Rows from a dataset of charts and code
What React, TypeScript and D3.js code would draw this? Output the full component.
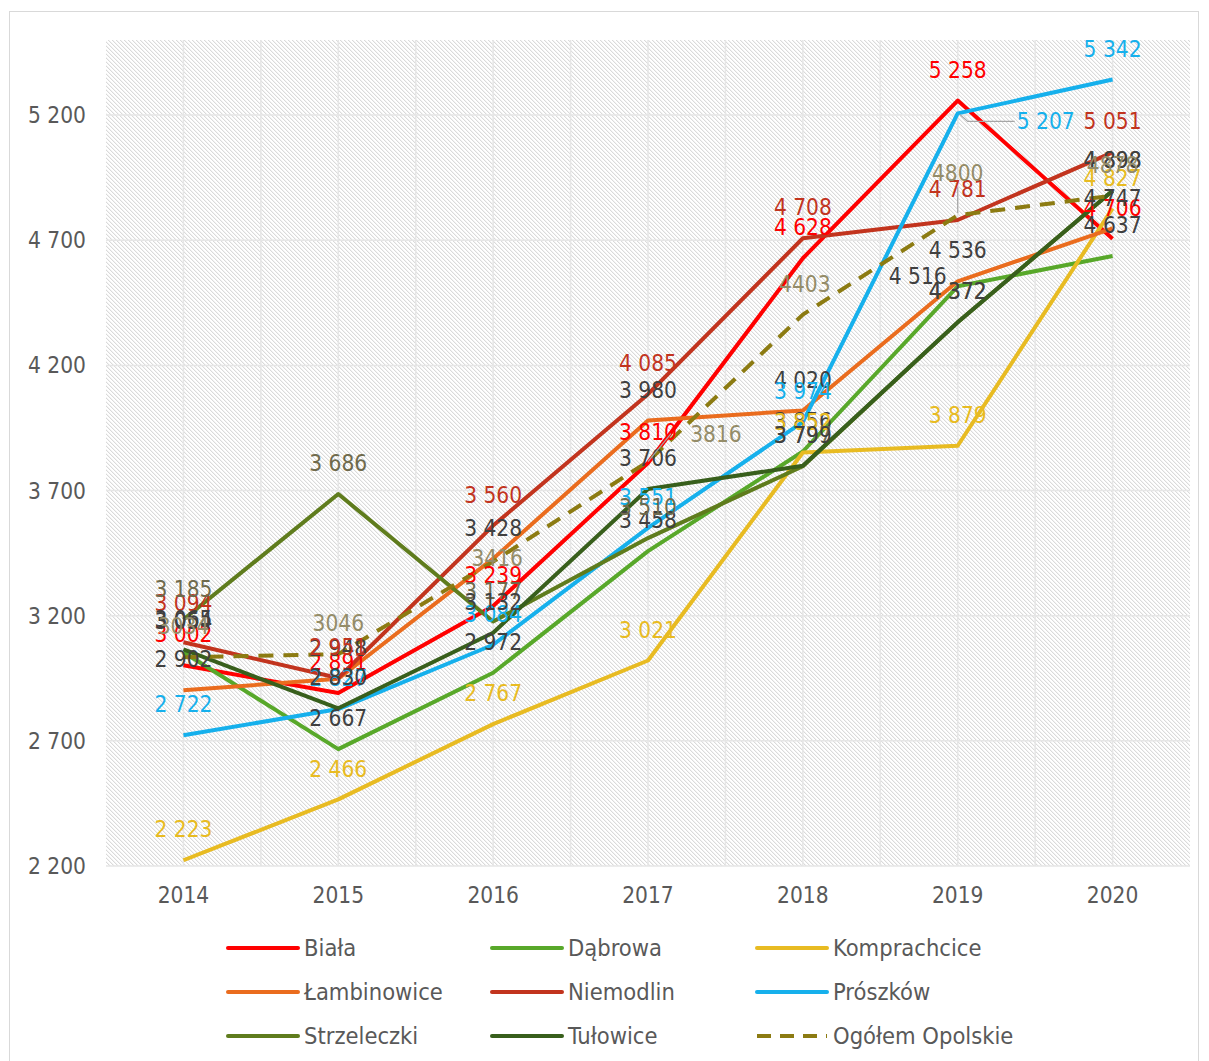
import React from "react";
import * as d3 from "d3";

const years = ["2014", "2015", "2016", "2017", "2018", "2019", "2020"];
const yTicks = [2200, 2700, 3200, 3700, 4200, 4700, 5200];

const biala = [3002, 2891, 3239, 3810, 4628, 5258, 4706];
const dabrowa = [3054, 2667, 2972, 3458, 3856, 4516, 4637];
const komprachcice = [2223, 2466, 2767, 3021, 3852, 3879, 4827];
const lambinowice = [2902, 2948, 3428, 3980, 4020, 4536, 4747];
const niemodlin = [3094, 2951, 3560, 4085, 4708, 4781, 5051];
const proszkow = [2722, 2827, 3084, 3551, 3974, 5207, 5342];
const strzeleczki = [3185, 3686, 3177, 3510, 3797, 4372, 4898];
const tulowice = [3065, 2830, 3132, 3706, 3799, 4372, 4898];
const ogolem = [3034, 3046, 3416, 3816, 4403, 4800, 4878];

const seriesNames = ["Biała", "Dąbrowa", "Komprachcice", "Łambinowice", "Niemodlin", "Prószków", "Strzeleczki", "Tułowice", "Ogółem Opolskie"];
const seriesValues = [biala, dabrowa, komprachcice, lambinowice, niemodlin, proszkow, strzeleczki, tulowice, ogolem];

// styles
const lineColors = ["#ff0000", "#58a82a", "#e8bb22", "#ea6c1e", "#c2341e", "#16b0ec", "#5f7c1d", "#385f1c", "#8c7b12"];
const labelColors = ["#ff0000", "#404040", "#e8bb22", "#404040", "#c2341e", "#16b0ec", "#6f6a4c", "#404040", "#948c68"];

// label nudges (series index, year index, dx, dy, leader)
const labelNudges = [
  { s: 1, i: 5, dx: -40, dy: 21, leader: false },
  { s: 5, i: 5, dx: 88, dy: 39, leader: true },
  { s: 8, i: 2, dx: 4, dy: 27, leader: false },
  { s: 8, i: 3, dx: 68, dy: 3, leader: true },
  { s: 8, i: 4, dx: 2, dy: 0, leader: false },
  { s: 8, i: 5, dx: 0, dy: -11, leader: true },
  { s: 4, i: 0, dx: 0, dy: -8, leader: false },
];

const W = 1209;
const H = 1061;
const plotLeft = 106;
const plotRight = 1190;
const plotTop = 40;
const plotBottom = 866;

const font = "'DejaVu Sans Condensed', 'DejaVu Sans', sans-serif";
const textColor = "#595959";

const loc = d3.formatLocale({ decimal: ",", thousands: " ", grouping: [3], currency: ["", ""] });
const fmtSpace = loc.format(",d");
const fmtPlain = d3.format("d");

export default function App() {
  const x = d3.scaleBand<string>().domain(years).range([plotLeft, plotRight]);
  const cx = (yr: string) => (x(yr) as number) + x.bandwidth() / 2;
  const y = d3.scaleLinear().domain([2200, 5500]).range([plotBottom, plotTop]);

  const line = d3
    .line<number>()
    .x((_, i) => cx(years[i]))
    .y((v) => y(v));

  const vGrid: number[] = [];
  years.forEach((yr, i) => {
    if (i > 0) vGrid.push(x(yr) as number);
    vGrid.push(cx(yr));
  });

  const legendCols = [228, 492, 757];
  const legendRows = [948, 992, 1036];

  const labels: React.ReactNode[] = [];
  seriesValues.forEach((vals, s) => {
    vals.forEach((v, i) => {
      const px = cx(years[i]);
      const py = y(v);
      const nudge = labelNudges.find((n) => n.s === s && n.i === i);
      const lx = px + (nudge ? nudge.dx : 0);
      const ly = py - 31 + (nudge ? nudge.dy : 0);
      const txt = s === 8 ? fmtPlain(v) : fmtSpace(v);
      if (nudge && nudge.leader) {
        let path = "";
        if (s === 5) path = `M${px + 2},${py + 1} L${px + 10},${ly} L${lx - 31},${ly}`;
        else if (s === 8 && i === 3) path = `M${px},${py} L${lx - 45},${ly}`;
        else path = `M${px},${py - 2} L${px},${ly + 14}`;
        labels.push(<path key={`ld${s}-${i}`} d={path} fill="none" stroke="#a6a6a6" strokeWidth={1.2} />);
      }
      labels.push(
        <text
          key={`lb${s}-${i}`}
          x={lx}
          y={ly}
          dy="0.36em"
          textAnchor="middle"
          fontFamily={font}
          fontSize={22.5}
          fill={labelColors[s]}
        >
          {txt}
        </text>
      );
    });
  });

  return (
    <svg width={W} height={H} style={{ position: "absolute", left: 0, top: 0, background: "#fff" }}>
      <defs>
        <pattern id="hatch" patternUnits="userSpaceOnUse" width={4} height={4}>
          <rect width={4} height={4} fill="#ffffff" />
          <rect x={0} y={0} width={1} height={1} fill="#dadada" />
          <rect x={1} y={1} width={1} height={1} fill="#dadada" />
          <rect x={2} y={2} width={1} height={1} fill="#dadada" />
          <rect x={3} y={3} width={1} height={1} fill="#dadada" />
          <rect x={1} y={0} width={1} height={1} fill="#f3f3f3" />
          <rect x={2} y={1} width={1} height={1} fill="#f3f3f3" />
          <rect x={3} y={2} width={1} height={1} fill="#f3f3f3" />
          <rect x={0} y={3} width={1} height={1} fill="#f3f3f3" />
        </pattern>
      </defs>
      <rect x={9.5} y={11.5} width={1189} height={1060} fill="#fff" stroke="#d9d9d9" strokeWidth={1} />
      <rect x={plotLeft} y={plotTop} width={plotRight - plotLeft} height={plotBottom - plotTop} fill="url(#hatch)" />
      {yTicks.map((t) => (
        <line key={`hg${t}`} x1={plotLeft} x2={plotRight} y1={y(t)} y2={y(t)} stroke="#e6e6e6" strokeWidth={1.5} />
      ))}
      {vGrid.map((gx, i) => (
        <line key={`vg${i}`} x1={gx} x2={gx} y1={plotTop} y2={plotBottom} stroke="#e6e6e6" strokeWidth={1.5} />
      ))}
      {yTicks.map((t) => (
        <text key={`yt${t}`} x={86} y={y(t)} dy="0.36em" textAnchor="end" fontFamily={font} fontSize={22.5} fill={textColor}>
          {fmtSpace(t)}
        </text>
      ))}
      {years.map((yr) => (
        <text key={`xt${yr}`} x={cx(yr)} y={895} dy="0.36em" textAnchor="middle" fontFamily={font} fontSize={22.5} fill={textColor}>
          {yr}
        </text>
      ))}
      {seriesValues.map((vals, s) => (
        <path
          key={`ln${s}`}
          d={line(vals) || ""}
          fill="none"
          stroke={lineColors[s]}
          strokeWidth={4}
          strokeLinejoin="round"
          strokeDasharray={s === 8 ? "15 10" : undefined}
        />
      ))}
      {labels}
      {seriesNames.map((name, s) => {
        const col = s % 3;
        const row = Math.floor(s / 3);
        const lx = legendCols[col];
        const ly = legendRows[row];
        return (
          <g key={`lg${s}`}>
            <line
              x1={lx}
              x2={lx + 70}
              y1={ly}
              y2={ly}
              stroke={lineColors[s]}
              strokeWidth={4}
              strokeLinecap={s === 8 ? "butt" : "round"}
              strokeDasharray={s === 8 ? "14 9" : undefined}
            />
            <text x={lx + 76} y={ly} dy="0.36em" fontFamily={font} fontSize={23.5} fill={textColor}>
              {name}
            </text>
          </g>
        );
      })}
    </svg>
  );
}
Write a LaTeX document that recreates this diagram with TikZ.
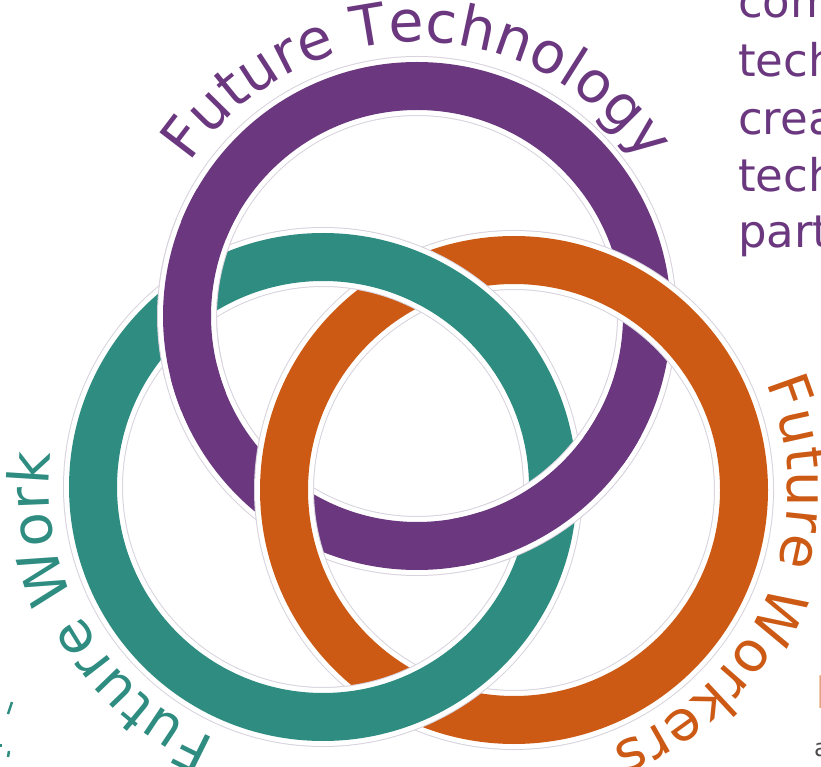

Objective:
Return, please, the exact lines from the beginning of the entries above through the line containing "const yTicks = [2200, 2700, 3200, 3700, 4200, 4700, 5200];", both included; pictures are left out.

Answer to this exercise:
What React, TypeScript and D3.js code would draw this? Output the full component.
import React from "react";
import * as d3 from "d3";

const years = ["2014", "2015", "2016", "2017", "2018", "2019", "2020"];
const yTicks = [2200, 2700, 3200, 3700, 4200, 4700, 5200];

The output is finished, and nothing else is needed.